In fact, records management professionals have been practicing taxonomy development for as long as the discipline has been around. There may be nuances in terminology (e.g., “file plan” and “retention schedule”), but the core concept is the same: the higher up the bucket, the broader the classification; the lower the bucket, the more specialized the classification.

The common denominator among all these classification practices is the specialization and inheritance of characteristics.

Explaining Technical Concepts

Objects and Classes

It is helpful to think of the relationship between classes and objects as analogous to cookie cutters and cookies. Classes are templates that are used to build the objects (documents and folders) that are managed by an enterprise content management (ECM) system.

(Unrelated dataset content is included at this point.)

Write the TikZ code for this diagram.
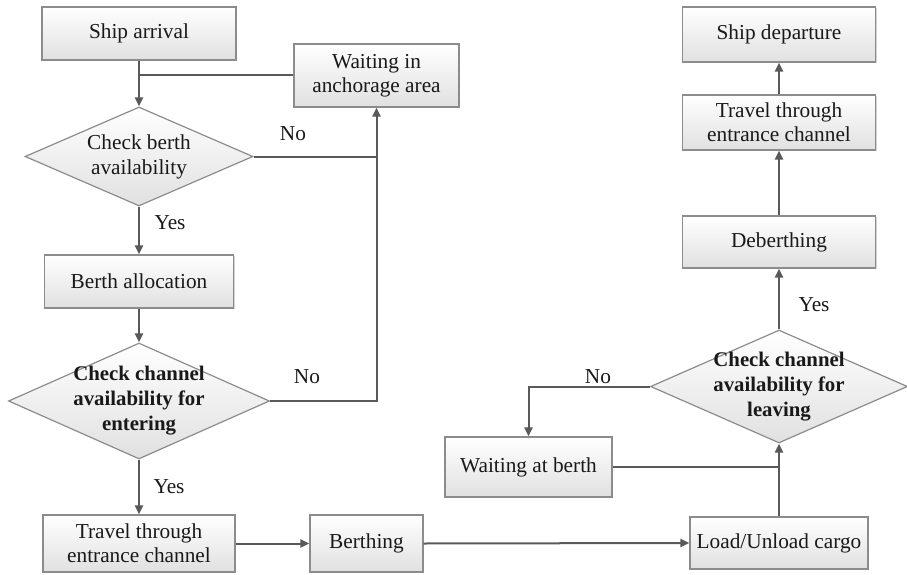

Take the following pattern:

  • Documents are patterned by Classes
  • Classes are described by Properties
  • Classes can pass on their property definitions to one or more children, known as Subclasses

This type of design paradigm borrows from a style of computer programming known as object-oriented programming.

Inheritance and Polymorphism

Inheritance and polymorphism are among the core capability requirements of object-oriented design. The latter refers to the ability of a property to have more than one intrinsic meaning. To illustrate this, consider two document classes, one called “Invoice” and the other “Contract.”

The “Invoice” document class may have these properties defined:

  • Invoice Date
  • Invoice Number

The “Contract” document class may have these properties defined:

  • Contract Date
  • Contract Number

Rather than define four separate properties to describe what are essentially only two distinct pieces of information (the date and number), the taxonomy designer may instead choose to paint both document classes with the following properties:

  • Document Date
  • Document Number

In this scenario, the document’s class determines whether “Document Date” refers to an invoice date or a contract date. These two properties are generic enough, they can have more than one intrinsic meaning; they are polymorphic.

Folders

Foldering in an ECM system works conceptually differently than in a file system. In the former, folders are not used so much for storage of documents, but for organization. Take the example illustrated in Figure 1.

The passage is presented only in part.